From an operational perspective, these are the five things aged care providers should be considering when planning for a merger.

1. Review the situation

It’s important to fully understand the scope of the merger, understanding what you’re starting from (the present state) and the requirements involved in where you need to go.

Capturing the operating model will facilitate this process and give some clarity to which parts of the business will need to change what the likely impacts will be. The model should include the value streams, capabilities, processes, procedures, use of systems and compliance obligations to help ensure nothing is overlooked when the two organisations merge.

2. Assess the difficulty

Costs and risks need to be thoroughly considered. Use your model to assess what capabilities will be required, what roles and systems will be needed by the new entity, what processes and procedures will be relevant, how will compliance obligations be met and how will value be created in the new organisation.

3. Simulate the transformation

The model of the current operation can be used to identify processes to be combined, those that need to be removed, organisation structures required, people impacted and systems required. The capacity planning, based on known volumes of work, staff numbers and systems capability will be contained in the business models.

Simulating the merger will remove much of the risk associated with the transformation and will allow you to determine an effective future operating model.

4. From Strategy to execution

Once simulated, you can start to implement the transformation using the new business and operating models to guide the process. The model will also provide guidance on requirements such as training and realignment of responsibilities and how this will affect employees and their roles. Standard operating procedures (SOPs) will also be easier to develop using the model.

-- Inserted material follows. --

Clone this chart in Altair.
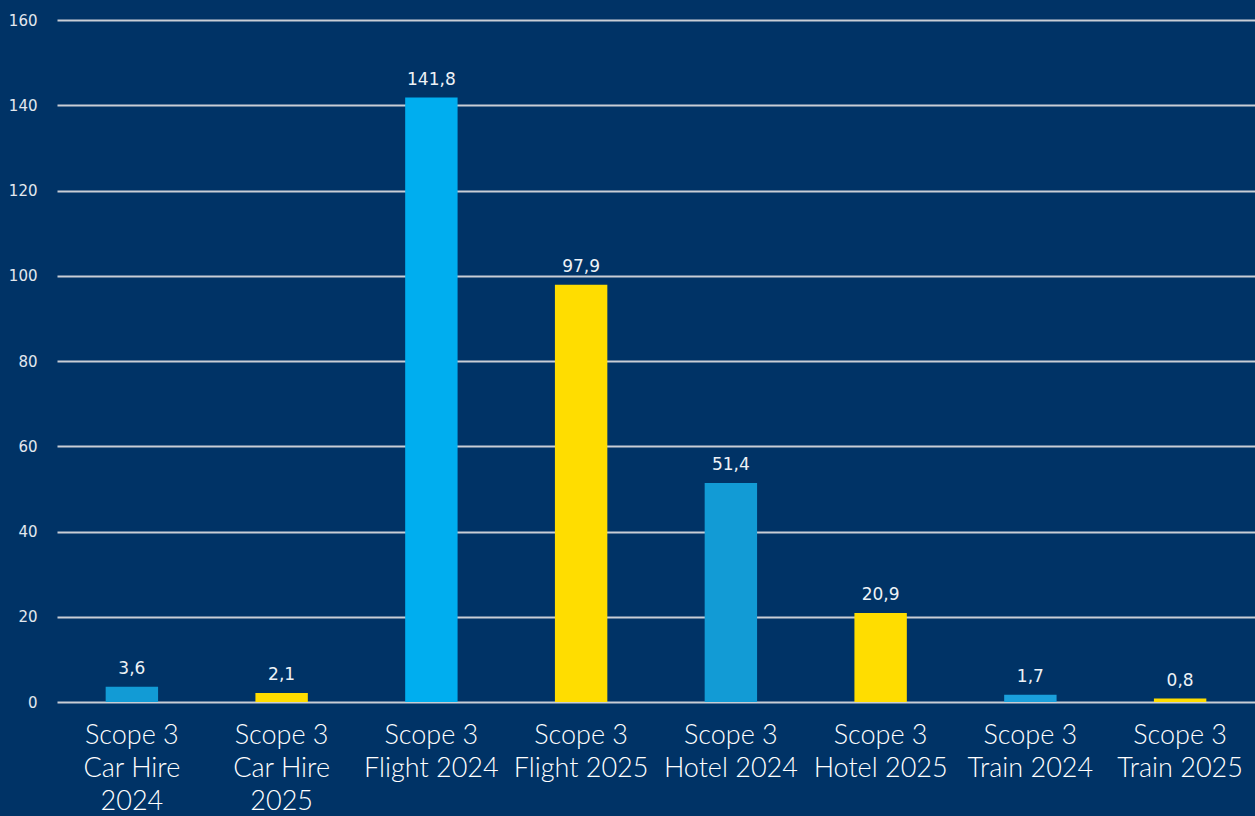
import altair as alt
import pandas as pd

categories = [
    "Scope 3\nCar Hire\n2024",
    "Scope 3\nCar Hire\n2025",
    "Scope 3\nFlight 2024",
    "Scope 3\nFlight 2025",
    "Scope 3\nHotel 2024",
    "Scope 3\nHotel 2025",
    "Scope 3\nTrain 2024",
    "Scope 3\nTrain 2025",
]
values = [3.6, 2.1, 141.8, 97.9, 51.4, 20.9, 1.7, 0.8]
bar_colors = ["#129BD5", "#FFDD00", "#00AEEF", "#FFDD00",
              "#129BD5", "#FFDD00", "#1AA0DC", "#FFDD00"]
y_ticks = [0, 20, 40, 60, 80, 100, 120, 140, 160]

df = pd.DataFrame({"cat": categories, "value": values, "color": bar_colors})
df["label"] = [f"{v:.1f}".replace(".", ",") for v in values]

BG = "#003366"
FONT = "Lato"
NUMFONT = "DejaVu Sans"

x = alt.X(
    "cat:N",
    sort=categories,
    scale=alt.Scale(paddingInner=0.65, paddingOuter=0.325),
    axis=alt.Axis(
        title=None,
        labelAngle=0,
        labelExpr="split(datum.label, '\\n')",
        labelFontSize=27,
        labelFontWeight=300,
        labelLineHeight=33,
        labelColor="#FFFFFF",
        labelFont=FONT,
        labelPadding=20,
        labelBaseline="top",
        ticks=False,
        domain=False,
    ),
)
y = alt.Y(
    "value:Q",
    scale=alt.Scale(domain=[0, 160], nice=False),
    axis=alt.Axis(
        title=None,
        values=y_ticks,
        labelFontSize=15,
        labelColor="#E3E8EE",
        labelFont=NUMFONT,
        labelPadding=20,
        ticks=False,
        domain=False,
        grid=True,
        gridColor="#C9CED5",
        gridWidth=2,
        gridOpacity=1,
    ),
)

bars = alt.Chart(df).mark_bar().encode(
    x=x, y=y, color=alt.Color("color:N", scale=None)
)
texts = alt.Chart(df).mark_text(
    baseline="alphabetic", dy=-13, fontSize=17, color="#EEF2F6", font=NUMFONT
).encode(x=alt.X("cat:N", sort=categories), y="value:Q", text="label:N")

chart = (
    alt.layer(bars, texts)
    .properties(
        width=1198,
        height=682,
        background=BG,
        padding={"left": 57, "top": 20, "right": 0, "bottom": 114},
        autosize=alt.AutoSizeParams(type="none"),
    )
    .configure_view(stroke=None, fill=BG)
)

chart.save("out.html", embed_options={"renderer": "svg", "actions": False})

The majority of the risk and cost of a merger lies in the implementation phase, however, if you do your due diligence, use a modelling approach and undergo simulation you can have a high degree of confidence in a successful outcome.

 5. Lock in the benefits

Many change initiatives fail to retain improvements. The operating model that has been captured in earlier steps becomes a Business Management System that guides the effective operations of the business. This system becomes a reliable source of truth to consider further changes and additional mergers and acquisitions, reducing the effort required for steps 1-4 on the next, inevitable, transformation initiative.

Mergers and acquisitions are difficult and do not have a good track record. The steps outlined above will improve the likelihood of success, create a better operating environment and position the organisation for future change.